I’m not trying to raise a kid who has a great day today. I’m trying to raise an adult who can handle real life. This is the parenting philosophy I’m learning along the way.

May 3, 2026

Raising Independent Kids: A Real-Life Parenting Philosophy

I’m not trying to raise a kid who has a great day today.
I’m trying to raise an adult who can handle real life.
That changes how I think about parenting.
It means:
  • some decisions are unpopular
  • some lessons are uncomfortable
  • some days don’t go smoothly
  • and sometimes I get it wrong too
This isn’t a perfect system.
It’s what I’m learning in real time as I try to raise kids who can:
  • think for themselves
  • take responsibility
  • recover from failure
  • stay emotionally grounded
  • and eventually stand on their own
These are some of the ideas and real-life moments that have shaped that philosophy.

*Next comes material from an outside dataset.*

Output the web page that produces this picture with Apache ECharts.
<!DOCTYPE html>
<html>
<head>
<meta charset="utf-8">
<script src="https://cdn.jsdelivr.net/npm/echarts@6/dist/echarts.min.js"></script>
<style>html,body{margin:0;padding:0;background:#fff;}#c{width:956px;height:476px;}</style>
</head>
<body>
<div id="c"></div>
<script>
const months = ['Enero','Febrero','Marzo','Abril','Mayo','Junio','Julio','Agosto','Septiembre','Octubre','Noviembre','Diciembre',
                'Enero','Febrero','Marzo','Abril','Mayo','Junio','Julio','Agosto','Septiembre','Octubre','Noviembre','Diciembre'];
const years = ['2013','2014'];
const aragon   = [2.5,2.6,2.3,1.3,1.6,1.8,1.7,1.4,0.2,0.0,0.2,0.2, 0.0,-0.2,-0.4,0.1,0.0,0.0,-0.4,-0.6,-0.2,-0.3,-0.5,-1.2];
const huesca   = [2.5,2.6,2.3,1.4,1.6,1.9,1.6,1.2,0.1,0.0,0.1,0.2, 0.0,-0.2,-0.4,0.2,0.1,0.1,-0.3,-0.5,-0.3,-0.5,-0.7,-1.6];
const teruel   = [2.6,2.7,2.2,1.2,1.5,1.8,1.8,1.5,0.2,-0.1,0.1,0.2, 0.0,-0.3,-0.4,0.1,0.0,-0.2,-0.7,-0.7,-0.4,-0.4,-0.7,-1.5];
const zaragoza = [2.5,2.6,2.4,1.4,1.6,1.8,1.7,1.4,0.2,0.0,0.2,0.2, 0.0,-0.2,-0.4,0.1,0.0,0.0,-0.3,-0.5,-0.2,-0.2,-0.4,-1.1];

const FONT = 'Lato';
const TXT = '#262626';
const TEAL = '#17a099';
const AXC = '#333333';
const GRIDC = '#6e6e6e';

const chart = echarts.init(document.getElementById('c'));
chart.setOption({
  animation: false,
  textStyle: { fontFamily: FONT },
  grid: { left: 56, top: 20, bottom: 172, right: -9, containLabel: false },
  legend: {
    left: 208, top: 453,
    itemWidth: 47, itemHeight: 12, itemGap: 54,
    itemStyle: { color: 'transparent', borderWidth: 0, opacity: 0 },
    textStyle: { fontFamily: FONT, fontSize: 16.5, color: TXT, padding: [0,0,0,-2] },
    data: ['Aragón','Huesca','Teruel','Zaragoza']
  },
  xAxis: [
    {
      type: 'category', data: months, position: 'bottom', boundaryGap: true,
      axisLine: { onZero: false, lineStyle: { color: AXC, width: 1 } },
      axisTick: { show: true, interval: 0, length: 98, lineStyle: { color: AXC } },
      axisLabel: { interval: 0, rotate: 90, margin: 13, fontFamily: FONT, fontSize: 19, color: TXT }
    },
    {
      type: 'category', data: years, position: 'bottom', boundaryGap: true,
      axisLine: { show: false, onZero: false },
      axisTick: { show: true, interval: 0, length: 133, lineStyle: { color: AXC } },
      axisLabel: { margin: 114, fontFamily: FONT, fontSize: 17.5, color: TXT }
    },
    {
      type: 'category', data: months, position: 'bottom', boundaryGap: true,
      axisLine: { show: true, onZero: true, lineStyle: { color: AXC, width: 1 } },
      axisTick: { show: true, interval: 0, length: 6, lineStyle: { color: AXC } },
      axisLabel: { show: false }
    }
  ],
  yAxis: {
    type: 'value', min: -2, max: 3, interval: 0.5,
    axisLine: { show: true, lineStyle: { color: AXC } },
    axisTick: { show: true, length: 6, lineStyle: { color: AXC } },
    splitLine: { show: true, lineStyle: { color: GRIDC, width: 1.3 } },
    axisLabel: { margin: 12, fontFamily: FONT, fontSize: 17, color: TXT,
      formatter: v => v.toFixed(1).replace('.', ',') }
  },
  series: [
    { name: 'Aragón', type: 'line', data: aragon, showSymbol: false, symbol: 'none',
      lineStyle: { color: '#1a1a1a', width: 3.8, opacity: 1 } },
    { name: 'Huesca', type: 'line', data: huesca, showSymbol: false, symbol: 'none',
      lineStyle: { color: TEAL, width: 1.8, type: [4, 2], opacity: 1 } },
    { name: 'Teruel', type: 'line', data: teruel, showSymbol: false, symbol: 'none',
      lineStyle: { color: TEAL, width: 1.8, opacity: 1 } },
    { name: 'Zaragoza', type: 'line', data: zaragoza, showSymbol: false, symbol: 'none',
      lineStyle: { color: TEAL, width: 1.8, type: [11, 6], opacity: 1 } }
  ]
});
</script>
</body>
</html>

Raising Independent Kids Starts With the Goal

If your goal is short-term happiness, you parent one way.
If your goal is long-term capability, you parent another.
That’s the shift.
I’m not trying to make every day easy.
I’m trying to prepare my kids for real life.
Kids don’t do what you say.
They do what you see you do—over and over again.
That’s where it starts.

Parenting Boundaries That Build Discipline

A lot of modern parenting is built around reducing friction.
Less conflict.
Less resistance.
More convenience.
But discipline doesn’t grow in convenience.
It grows in structure.
It grows in boundaries.
It grows in learning that not every feeling gets to make the decision.
These choices aren’t always popular.
They’re intentional.

Teaching Life Skills Builds Independent Kids

Confidence doesn’t come from praise.
It comes from doing real things and realizing:
I can handle this.
Sometimes that looks like learning to cook.
Sometimes it looks like sticking with a goal long enough to finally see it happen.
Cooking.
Preparation.
Practice.
Failure.
Trying again.
These are the experiences that build real confidence.
Because kids don’t become capable by hearing it.
They become capable by proving it to themselves.

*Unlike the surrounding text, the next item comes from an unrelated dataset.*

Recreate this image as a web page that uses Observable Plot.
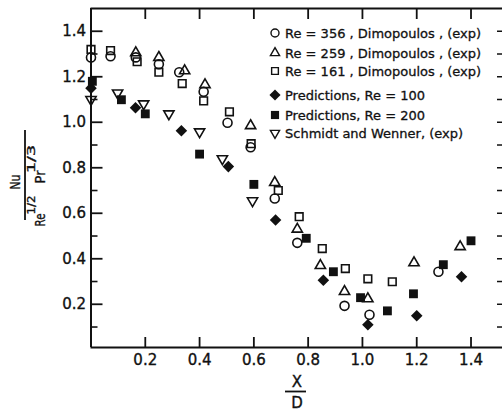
<!DOCTYPE html>
<html><head><meta charset="utf-8">
<script src="https://cdn.jsdelivr.net/npm/d3@7"></script>
<script src="https://cdn.jsdelivr.net/npm/@observablehq/plot@0.6"></script>
<style>
body{margin:0;background:#fff;}
#wrap{position:relative;width:502px;height:411px;overflow:hidden;font-family:"DejaVu Sans",sans-serif;}
#wrap svg text{stroke:#111;stroke-width:0.35px;}
#legend{position:absolute;left:268px;top:0;font-size:13px;color:#111;-webkit-text-stroke:0.3px #111;}
#legend .row{position:absolute;left:0;display:flex;align-items:center;height:18px;white-space:nowrap;transform:translateY(-9px);}
#legend svg{margin-right:3px;}
#legend svg path{stroke-width:1.4px;}
</style></head><body><div id="wrap"><div id="legend"></div></div>
<script>
// Re = 356, Dimopoulos (exp) — open circles
const re356X = [0.000, 0.072, 0.165, 0.250, 0.325, 0.415, 0.503, 0.588, 0.677, 0.760, 0.934, 1.026, 1.280];
const re356Y = [1.285, 1.290, 1.285, 1.255, 1.220, 1.134, 0.998, 0.890, 0.665, 0.470, 0.193, 0.154, 0.343];
// Re = 259 — open triangles
const re259X = [0.165, 0.250, 0.345, 0.420, 0.588, 0.677, 0.760, 0.845, 0.934, 1.020, 1.190, 1.360];
const re259Y = [1.305, 1.285, 1.226, 1.165, 0.985, 0.735, 0.530, 0.370, 0.256, 0.224, 0.382, 0.453];
// Re = 161 — open squares
const re161X = [0.000, 0.072, 0.170, 0.250, 0.336, 0.415, 0.510, 0.590, 0.690, 0.767, 0.852, 0.937, 1.020, 1.110];
const re161Y = [1.320, 1.315, 1.266, 1.220, 1.170, 1.094, 1.046, 0.906, 0.700, 0.585, 0.445, 0.357, 0.312, 0.299];
// Predictions Re = 100 — filled diamonds
const pred100X = [0.000, 0.164, 0.333, 0.506, 0.680, 0.856, 1.020, 1.200, 1.365];
const pred100Y = [1.150, 1.064, 0.963, 0.805, 0.570, 0.306, 0.110, 0.150, 0.321];
// Predictions Re = 200 — filled squares
const pred200X = [0.005, 0.112, 0.200, 0.400, 0.600, 0.793, 0.893, 0.993, 1.092, 1.188, 1.298, 1.400];
const pred200Y = [1.180, 1.099, 1.037, 0.860, 0.727, 0.490, 0.343, 0.229, 0.171, 0.246, 0.374, 0.479];
// Schmidt and Wenner (exp) — open down triangles
const swX = [0.000, 0.098, 0.194, 0.287, 0.400, 0.484, 0.595];
const swY = [1.100, 1.129, 1.081, 1.037, 0.958, 0.840, 0.655];

const xDomain = [0, 1.516];
const yDomain = [0.01, 1.5];
const xTicks = [0.2, 0.4, 0.6, 0.8, 1.0, 1.2, 1.4];
const yTicks = [0.2, 0.4, 0.6, 0.8, 1.0, 1.2, 1.4];
const yMinorTicks = [0.1, 0.3, 0.5, 0.7, 0.9, 1.1, 1.3];
const yRightTicks = [0.1, 0.2, 0.3, 0.4, 0.5, 0.6, 0.7, 0.8, 0.9, 1.0, 1.1, 1.2, 1.3, 1.4];

const legendLabels = [
  "Re = 356 , Dimopoulos , (exp)",
  "Re = 259 , Dimopoulos , (exp)",
  "Re = 161 , Dimopoulos , (exp)",
  "Predictions, Re = 100",
  "Predictions, Re = 200",
  "Schmidt and Wenner, (exp)"
];

const zip = (xs, ys) => xs.map((x, i) => ({x, y: ys[i]}));
const ink = "#111";
const sw = 1.6;

const W = 502, H = 411, mL = 90.5, mT = 8, mB = 64, mR = 0;
// pixel lengths of the inward ticks, converted to data units of each scale
const perPxX = (xDomain[1] - xDomain[0]) / (W - mL - mR);
const perPxY = (yDomain[1] - yDomain[0]) / (H - mT - mB);
const tickLX = (px) => px * perPxX;
const tickLY = (px) => px * perPxY;

const plot = Plot.plot({
  width: W, height: H,
  marginLeft: mL, marginTop: mT, marginBottom: mB, marginRight: mR,
  x: {domain: xDomain},
  y: {domain: yDomain},
  style: {fontFamily: "DejaVu Sans, sans-serif", fontSize: "15px", background: "white"},
  marks: [
    Plot.ruleX([xDomain[0]], {stroke: ink, strokeWidth: 2}),
    Plot.ruleY(yDomain, {stroke: ink, strokeWidth: 2}),
    Plot.ruleY(yTicks, {y: d => d, x1: xDomain[0], x2: xDomain[0] + tickLX(12), stroke: ink, strokeWidth: 1.8}),
    Plot.ruleY(yMinorTicks, {y: d => d, x1: xDomain[0], x2: xDomain[0] + tickLX(7), stroke: ink, strokeWidth: 1.6}),
    Plot.ruleY(yRightTicks, {y: d => d, x1: xDomain[1] - tickLX(5), x2: xDomain[1], stroke: ink, strokeWidth: 1.5}),
    Plot.ruleX(xTicks, {x: d => d, y1: yDomain[0], y2: yDomain[0] + tickLY(10), stroke: ink, strokeWidth: 1.8}),
    Plot.ruleX(xTicks, {x: d => d, y1: yDomain[1] - tickLY(11), y2: yDomain[1], stroke: ink, strokeWidth: 1.8}),
    Plot.axisY(yTicks, {tickSize: 0, tickPadding: 5, fill: ink, tickFormat: d => d.toFixed(1), label: null}),
    Plot.axisX(xTicks, {tickSize: 0, tickPadding: 7, fill: ink, tickFormat: d => d.toFixed(1), label: null}),
    Plot.dot(zip(re356X, re356Y), {x: "x", y: "y", symbol: "circle", r: 4.5, stroke: ink, strokeWidth: sw, fill: "none"}),
    Plot.dot(zip(re259X, re259Y), {x: "x", y: "y", symbol: "triangle", r: 3.8, stroke: ink, strokeWidth: sw, fill: "none"}),
    Plot.dot(zip(re161X, re161Y), {x: "x", y: "y", symbol: "square", r: 4.3, stroke: ink, strokeWidth: sw, fill: "none"}),
    Plot.dot(zip(pred100X, pred100Y), {x: "x", y: "y", symbol: "diamond2", r: 5.2, fill: ink, stroke: "none"}),
    Plot.dot(zip(pred200X, pred200Y), {x: "x", y: "y", symbol: "square", r: 5.0, fill: ink, stroke: "none"}),
    Plot.dot(zip(swX, swY), {x: "x", y: "y", symbol: "triangle", rotate: 180, r: 3.8, stroke: ink, strokeWidth: sw, fill: "none"})
  ]
});
const wrap = document.getElementById("wrap");
wrap.insertBefore(plot, wrap.firstChild);
const svg = d3.select(plot);

// Axis titles
const yt = svg.append("g").attr("transform", "translate(30,175) rotate(-90)")
  .attr("fill", ink).style("font-family", "DejaVu Sans, sans-serif");
const piece = (t, x, y, size, len) => yt.append("text").attr("x", x).attr("y", y)
  .style("font-size", size + "px").attr("textLength", len).attr("lengthAdjust", "spacingAndGlyphs").text(t);
piece("Nu", -7, -10, 14, 15);
yt.append("line").attr("x1", -45).attr("x2", 45).attr("y1", -5).attr("y2", -5).attr("stroke", ink).attr("stroke-width", 1.8);
piece("Re", -45, 15, 13.5, 13);
piece("1/2", -30, 5, 10, 19);
piece("Pr", -2, 15, 13.5, 13);
piece("1/3", 16, 5, 10, 28);

const xt = svg.append("g").attr("fill", ink).style("font-family", "DejaVu Sans, sans-serif").style("font-size", "15px");
xt.append("text").attr("x", 297).attr("y", 387).attr("text-anchor", "middle").text("X");
xt.append("line").attr("x1", 285).attr("x2", 306).attr("y1", 391.5).attr("y2", 391.5).attr("stroke", ink).attr("stroke-width", 1.8);
xt.append("text").attr("x", 297).attr("y", 408).attr("text-anchor", "middle").text("D");

// Legend
const legendRowY = [33, 53, 71, 95, 115, 133];
const legendSymbols = [
  {type: d3.symbolCircle, size: Math.PI * 4.0 * 4.0, fill: false, rot: 0},
  {type: d3.symbolTriangle, size: Math.PI * 3.4 * 3.4, fill: false, rot: 0},
  {type: d3.symbolSquare, size: Math.PI * 3.8 * 3.8, fill: false, rot: 0},
  {type: d3.symbolDiamond2, size: Math.PI * 5.0 * 5.0, fill: true, rot: 0},
  {type: d3.symbolSquare, size: Math.PI * 4.6 * 4.6, fill: true, rot: 0},
  {type: d3.symbolTriangle, size: Math.PI * 3.4 * 3.4, fill: false, rot: 180}
];
const leg = d3.select("#legend");
legendLabels.forEach((lab, i) => {
  const s = legendSymbols[i];
  const row = leg.append("div").attr("class", "row").style("top", legendRowY[i] + "px");
  const sv = row.append("svg").attr("width", 14).attr("height", 14);
  sv.append("path").attr("d", d3.symbol(s.type, s.size)())
    .attr("transform", `translate(7,7) rotate(${s.rot})`)
    .attr("fill", s.fill ? ink : "none").attr("stroke", s.fill ? "none" : ink);
  row.append("span").text(lab);
});
</script></body></html>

Teaching Empathy and Emotional Growth in Kids

One of the hardest things to teach is perspective.
Especially when emotions are running high.
Especially when things don’t feel fair.
That’s when empathy gets tested.
It’s easy to talk about empathy.
It’s harder to practice it when you’re frustrated.
That’s where character gets built.

Real-Life Parenting Lessons Kids Actually Remember

A lot of parenting lessons don’t happen in lectures.
They happen in moments.
On teams.
Under pressure.
When kids have to lead, respond, adjust, and deal with the consequences of their choices.
That’s where lessons become real.
Real life has a way of teaching what words can’t.

Creating Space to Talk and Stay Connected

Parenting isn’t just discipline.
It’s relationship.
Because rules without connection eventually stop working.
Kids need space to talk too.
They need shared experiences.
They need joy.
They need moments where nobody is performing and nobody is rushing.
That’s where trust gets built.
That’s where connection gets built too.
Some of the best parenting moments don’t happen during lectures.
They happen:
  • on a walk
  • in a shared experience
  • playing music together
  • in moments where nobody is trying to force anything
Just space.
Just presence.
Just joy.
That’s where kids open up.
That’s where memories get made.

Parenting Mistakes, Failure, and Learning to Grow

Failure is part of life.
Kids are going to:
  • lose
  • mess up
  • get embarrassed
  • make mistakes
  • feel disappointed
Parents will too.
The goal isn’t to avoid that.
The goal is to learn what to do next.
Resilience doesn’t come from avoiding failure.
It comes from:
  • processing it
  • learning from it
  • taking ownership
  • trying again
That’s true for kids.
And honestly, it’s true for parents too.

Final Thought

I don’t have this all figured out.
But I do know this:
The world will give our kids feedback whether they’re ready or not.
My job isn’t to remove that.
It’s to prepare them for it.
To teach them:
  • discipline
  • responsibility
  • confidence
  • empathy
  • resilience
And to stay connected to them while they learn.
That’s what I’m trying to do.
And like most parents…
I’m still learning too.
“Know what’s enough. Build what matters.”